The civil suit in Cook County Circuit Court asserts that Hale’s group is subject to the charitable solicitation act, implicitly rejecting Hale’s contention that his organization is a church.
“We want to shine a light on the financial dealings of this organization,” Ryan said.
Ryan said his staff believes the group operates as a charity because it calls itself a “religious, not-for-profit organization,” collects $35 annual dues from members and solicits money for merchandise and books, including the “White Man’s Bible” and “Nature’s Eternal Religion,” over its Internet Web site. A spokeswoman for Ryan said the religious description does not by definition make the group a church.
Hale, meanwhile, insisted Wednesday that his organization is a church and called Ryan’s charges part of a long pattern of government persecution. He also said he welcomed the lawsuit as a chance to bring attention to the doctrine his organization calls “Creativity,” in which the white race is worshiped as a deity.
“He’s just doing us a favor. The lawsuit is just going to bring the message of `Creativity’ to more people,” Hale said in a phone interview. “They are simply continuing the publicity.”
Traditionally, government bodies and courts in the United States have given wide latitude to organizations that call themselves churches or religious groups.
“Courts would never permit any hard and fast rules of what a religion is,” said Derek Davis, director of the Baylor University Institute of Church-State Studies and editor of the Journal of Church and State. “Once you define it you have automatically eliminated some groups that may be bona fide religions.”

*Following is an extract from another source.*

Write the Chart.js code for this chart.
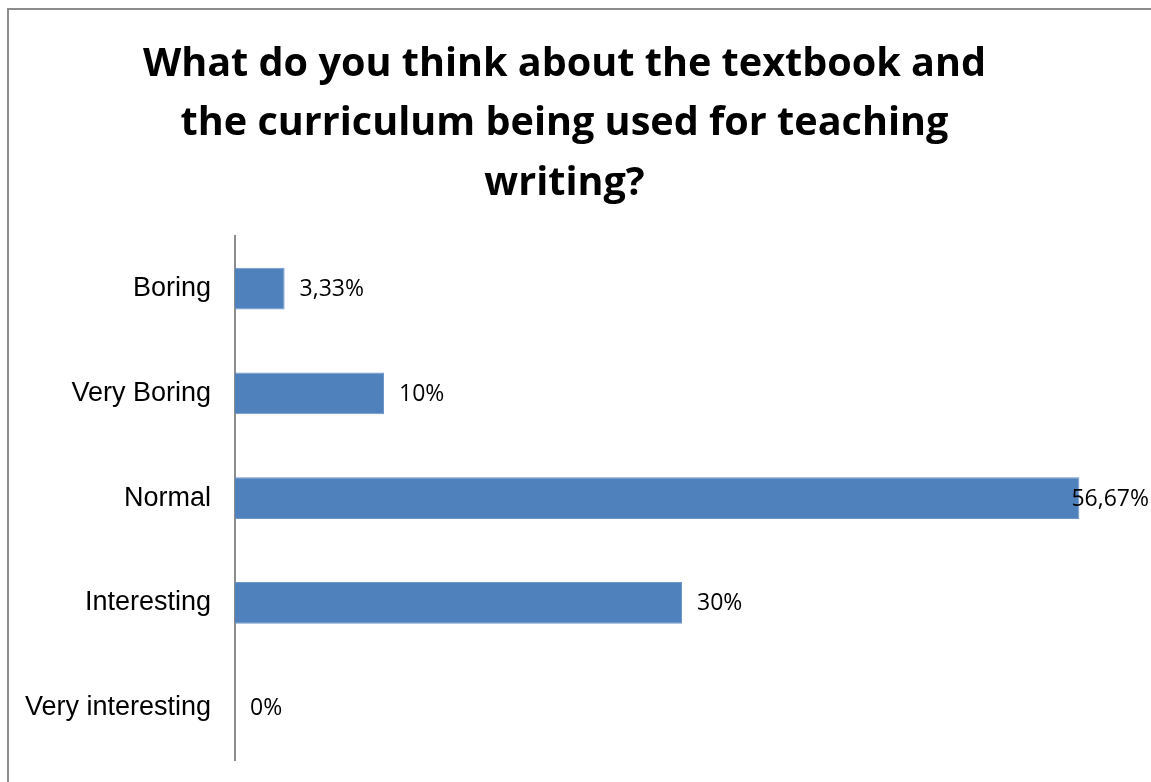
<!DOCTYPE html>
<html>
<head>
<meta charset="utf-8">
<title>Textbook and curriculum survey</title>
<script src="https://cdn.jsdelivr.net/npm/chart.js@4.4.1/dist/chart.umd.min.js"></script>
<style>
	html, body { margin: 0; padding: 0; background: #fff; overflow: hidden; }
	#wrap { position: relative; width: 1151px; height: 782px; }
	#chart { display: block; }
	#frame {
		position: absolute; left: 7px; top: 8px; width: 1200px; height: 800px;
		border-left: 2px solid #8c8c8c; border-top: 2px solid #8c8c8c;
		box-sizing: border-box; pointer-events: none;
	}
</style>
</head>
<body>
<div id="wrap">
	<canvas id="chart" width="1151" height="782"></canvas>
	<div id="frame"></div>
</div>
<script>
	'use strict';

	// Survey answers (top to bottom) and share of respondents in %
	const answers = ['Boring', 'Very Boring', 'Normal', 'Interesting', 'Very interesting'];
	const shares = [3.33, 10, 56.67, 30, 0];
	const titleLines = [
		'What do you think about the textbook and',
		'the curriculum being used for teaching',
		'writing?'
	];

	// Percent with a decimal comma, e.g. 56,67%
	function fmtPct(v) {
		return String(v).replace('.', ',') + '%';
	}

	// Value labels at the end of each bar
	const barLabels = {
		id: 'barLabels',
		afterDatasetsDraw: function(chart) {
			const ctx = chart.ctx;
			const meta = chart.getDatasetMeta(0);
			ctx.save();
			ctx.font = '23px "Open Sans", sans-serif';
			ctx.fillStyle = '#000';
			ctx.textBaseline = 'middle';
			meta.data.forEach(function(bar, i){
				const txt = fmtPct(shares[i]);
				const w = ctx.measureText(txt).width;
				let x = bar.x + 15;
				if (x + w > chart.width - 2) x = chart.width - 2 - w;
				ctx.fillText(txt, x, bar.y + 1);
			});
			ctx.restore();
		}
	};

	new Chart(document.getElementById('chart'), {
		type: 'bar',
		data: {
			labels: answers,
			datasets: [{
				data: shares,
				backgroundColor: '#4f81bd',
				borderColor: '#7096c8',
				borderWidth: 1,
				barPercentage: 0.4,
				categoryPercentage: 1
			}]
		},
		options: {
			indexAxis: 'y',
			responsive: false,
			animation: false,
			layout: { padding: { left: 0, right: 22, top: 0, bottom: 22 } },
			plugins: {
				legend: { display: false },
				tooltip: { enabled: false },
				title: {
					display: true,
					text: titleLines,
					color: '#000',
					font: { family: '"Open Sans", sans-serif', size: 39.6, weight: 'bold', lineHeight: 1.5 },
					padding: { top: 35, bottom: 23 }
				}
			},
			scales: {
				x: {
					display: false,
					min: 0,
					max: 60
				},
				y: {
					afterFit: function(scale){
						scale.width = 235;
						// tick padding shouldn't push the plot away from the bottom edge
						scale.paddingTop = 0;
						scale.paddingBottom = 0;
					},
					grid: { display: false, drawTicks: false },
					border: { display: true, color: '#8c8c8c', width: 2 },
					ticks: {
						color: '#000',
						padding: 24,
						font: { family: '"Liberation Sans", Arial, sans-serif', size: 27 }
					}
				}
			}
		},
		plugins: [barLabels]
	});
</script>
</body>
</html>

Still, it falls to the Internal Revenue Service and other taxing and zoning bodies to define what makes a church. The rule of thumb, according to Davis, is that if it looks like a church and acts like a church, it is a church.
One of the most famous disputes about the nature of organized religion flared into public view in the early 1990s when the Los Angeles-based Church of Scientology was targeted by the IRS, which had contended the organization operated as a for-profit business that enriched church leaders. For 25 years, the agency refused to acknowledge the church as a religion and grant it a blanket tax exemption. Ultimately, the dispute ended with the church paying the federal government $12.5 million in a settlement that provided Scientology tax-exempt status.
Illinois’ taxing agency, the Department of Revenue, already had declared that Hale’s group was not a church when it rejected Hale’s application for a sales tax exemption in 1995.
According to George Sorenson, deputy legal counsel for sales taxes, the application failed to provide information about what religious services were performed, where they were performed, and whether the group was affiliated with any regional or national body.
If the Cook County Circuit Court finds that the World Church of the Creator is a charity, Ryan said he will ask the court to freeze the group’s assets–stopping its fundraising and spending. Ryan also is asking the court to levy a $1,000 fine.
But even if the courts determine Hale’s group to be a church, that would not necessarily shield it from legal trouble.
Craig Mousin, director of DePaul University’s Center for Church/State Studies, said courts have long held that religious motivation does not supersede criminal law, as in a 1890 U.S. Supreme Court ruling against a convicted bigamist who used his religious beliefs as his defense.
In 1982, the court went a step further, revoking the federal tax exemption for Bob Jones University and another religious school because of their policies of racial discrimination. In that case, the court found that although the schools’ policies stemmed from religious beliefs, the government had an overriding interest in eradicating racial discrimination in education.
Mousin said that the Supreme Court has been very reluctant to talk about the validity of different religious beliefs, however, and speculated that the Bob Jones case would have been more difficult for the IRS to pursue if it had been a church instead of a school.
Also on Wednesday, Gov. George Ryan called the shooting rampage and suicide of Benjamin Smith a “fire alarm” for the state of Illinois, as he attended the inaugural meeting in Chicago of the state Commission on Discrimination and Hate Crimes.
The commission had been created before the shootings, but it has accelerated a schedule of town meetings in response to the crimes. Ryan said he hoped the commission would have suggestions for new legislation by this fall.
Gov. Ryan also praised the attorney general’s lawsuit against the World Church of the Creator. “The problem is that those kinds of groups continue to pop up in one form or another, but they should not be tax-exempt,” he said.
Mayor Richard Daley also focused Wednesday on the aftermath of the shootings, as he and police Supt. Terry Hillard met with Jewish community leaders in the West Rogers Park neighborhood where Smith shot six people on their way to Sabbath services.
“A partnership built up between the Police Department and the citizens is extremely important . . . the partnership has to be there not just in time of crisis, but each day and each weekend,” Daley said.